The last post found that sharp one-day changes in the number of stocks that rise above the envelope surrounding their 20-day moving averages have bullish implications in the near term. Similarly, sharp reductions in the number of stocks trading above their envelopes yield bullish price change expectations. It's when momentum is low that we see no directional edge 1-5 days out.
How about when stocks trade beyond their *lower* envelopes? Do sharp one-day movements at the bottom envelope also bring a directional edge to short-term trading?
When we've had an increase of 300 or more stocks trading below their lower envelopes (N = 84), the next three days in SPY have averaged a gain of .27% (53 up, 31 down). That is stronger than the average three-day gain of .12% (521 up, 394 down) for the entire sample. Interestingly, that edge is not present the next day, but emerges over the following days.
On the other hand, when we've had a large increase of 300 or more stocks *return* to their envelopes after having traded below the lower envelope (N = 86), the next three days in SPY average a gain of .29% (50 up, 36 down). Again, this is stronger than the average market performance.

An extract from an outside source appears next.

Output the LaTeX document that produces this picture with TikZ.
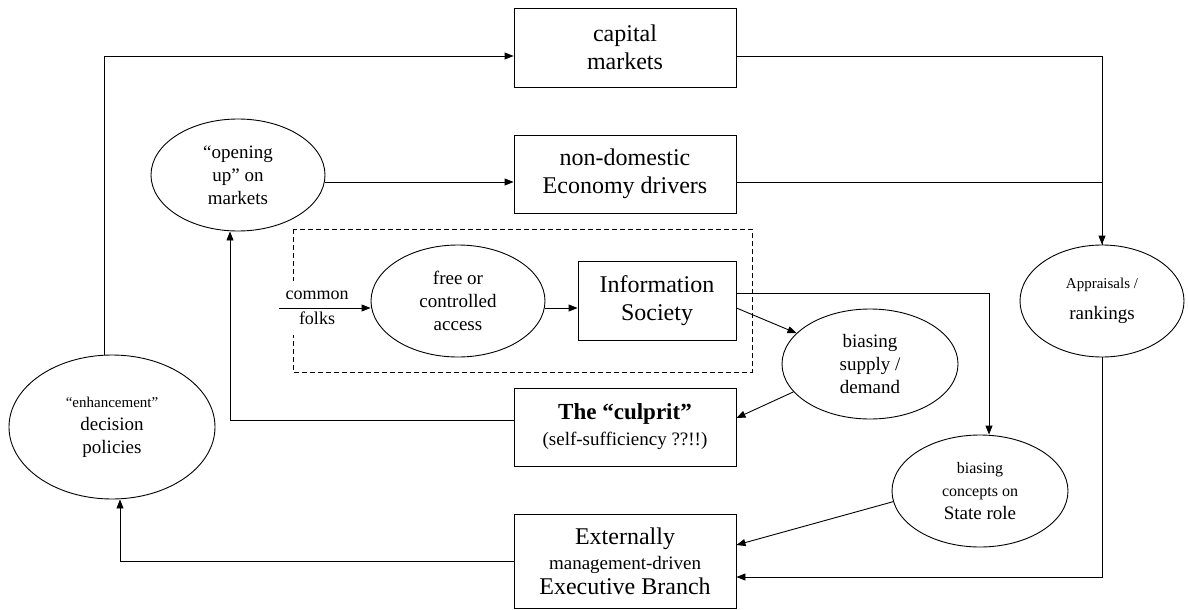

Once again we can see that a movement of many stocks either well above their moving averages or back toward those averages has bullish outcomes several days later. When the change in number of stocks trading below their 20-day MA envelope is between +100 and -100 (N = 350), the next three days in SPY average a gain of .10% (193 up, 157 down)--no edge whatsoever.
The conclusion is that much of the market's edge--particularly to the upside--is the result of either strong positive momentum or strong negative momentum. When stocks are hugging their moving averages and showing little momentum, that's when we see mean reversion and little directional edge to trading over a several day period.
Once again, I will track these momentum measures on the Trading Psychology Weblog. As I write, we're seeing little short-term momentum over the past week.